In 1976, Emil began the second leg of his career, as chair and professor of biology at Augusta College (later Augusta State University) in Georgia. It was a good match; he chaired the department for an academically astounding 29 years. Never one to seek recognition for himself, nonetheless his successes as a professor, administrator, and author were such that in 1997 he was named to a Fuller E. Callaway Chair, the most prestigious faculty post in the Georgia university system, retaining this honor until his retirement. During his tenure, he served on numerous university and system-wide committees and on review panels for other biology departments. He was an advocate for faculty and student scholarship at all levels of the university system. It was from Augusta that he shepherded the Africa book project, his office and home piled with reference material, Lois serving as indexer and voluntary proof editor. His scholarly work became, in time, one of the best private collections of ornithological Africana. The period 1982–2004 saw the publication of 7 volumes of The Birds of Africa. Appreciation for his work grew. He was active in and honored by Pan-African Ornithological Congresses. For the XI Congress, he was asked to write the conference overview. For his body of work on African birds, he was elected a Fellow of the AOU in 1990.
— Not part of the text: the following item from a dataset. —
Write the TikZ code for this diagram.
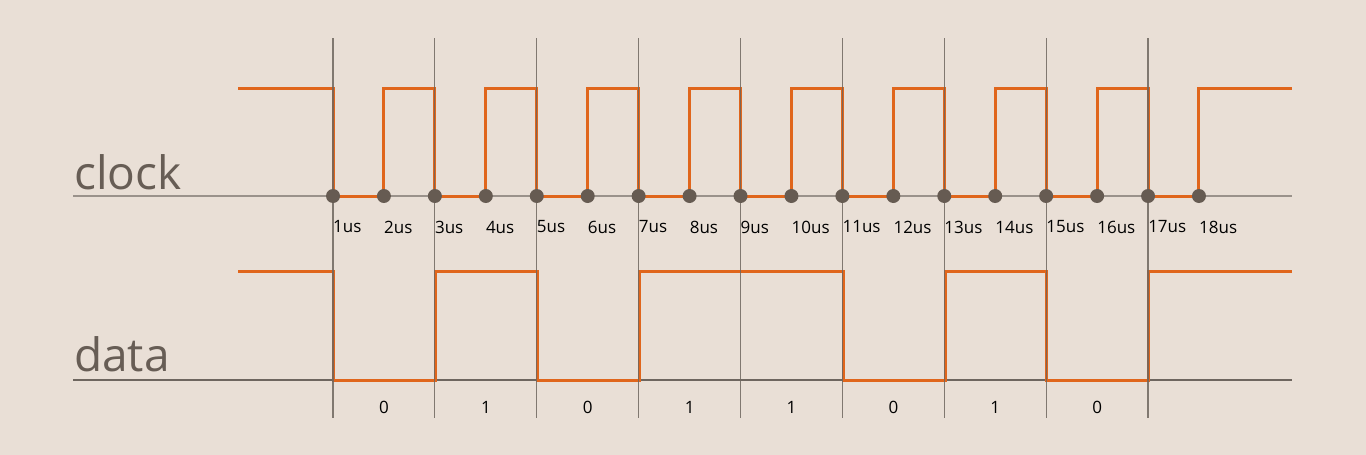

In his adopted Georgia, Emil explored new field sites and settled on St. Catherines Island, which soon became a favorite place. The landscape matrix of marshes, beach, and woods underpinned by its deep local history made this island special to him. He organized the St. Catherines Island Christmas Count and was the leader of the count each year from 1987 to 2013, finishing the last compilation from his hospital bed. He chaired the St. Catherines Island Research Advisory Committee, reveling in working with diverse scholars. With Lois and others, he published the bird checklist for the island. For his ornithological work in Georgia, he received the Earl R. Green Memorial Award of the Georgia Ornithological Society in 1997.

From his time at the high lakes of Ethiopia, Emil's interest in the behavior, functional morphology, distribution, and conservation of waterbirds never lapsed. In recognition of his engagement, he was elected a council member of the Waterbird Society for an unprecedented 2 terms a decade apart, 1997–1999 and 2006–2009. His work on Crowned Cranes led to his service on the Board of Advisors for the International Crane Foundation and invited participation in international crane biology conferences.

Emil retired from Augusta State University as Callaway Emeritus Professor on January 1, 2007, but his engagement with scholarship continued. His knowledge and experience were sought by a second and third generation of African ornithologists, including compilers of many of the new guides to various parts of the continent, which have made its birdlife accessible. He pursued his broader interests in history, politics, bird records, and St. Catherines, much of which he was called upon to share in lectures. With a full schedule of such engagements on the calendar, he passed away on January 24, 2014, in Augusta, Georgia.

Emil was indeed both a gentleman and a scholar. He always appeared to be calm and deliberate. He was thoughtful and people-oriented. It was his way to bring people together, make them comfortable; yet he expected honesty, openness, and high-quality work. His engagement made everyone more productive. It also was his way to mediate divergent personalities for the greater good (a skill in somewhat limited supply). He never was anything but encouraging to students and collaborators, and one soon became the other, as was my experience. The ornithologists, birders, professors, and students who passed through Addis and Augusta during his times in both places were beneficiaries of his human-focused approach to scholarship, academics, and teaching. The undergraduate student research award in biology at Augusta State University, named for him, is testament to his continuing influence. His ashes, scattered on St. Catherines, have been returned to one of the landscapes he loved most, another being Ethiopia.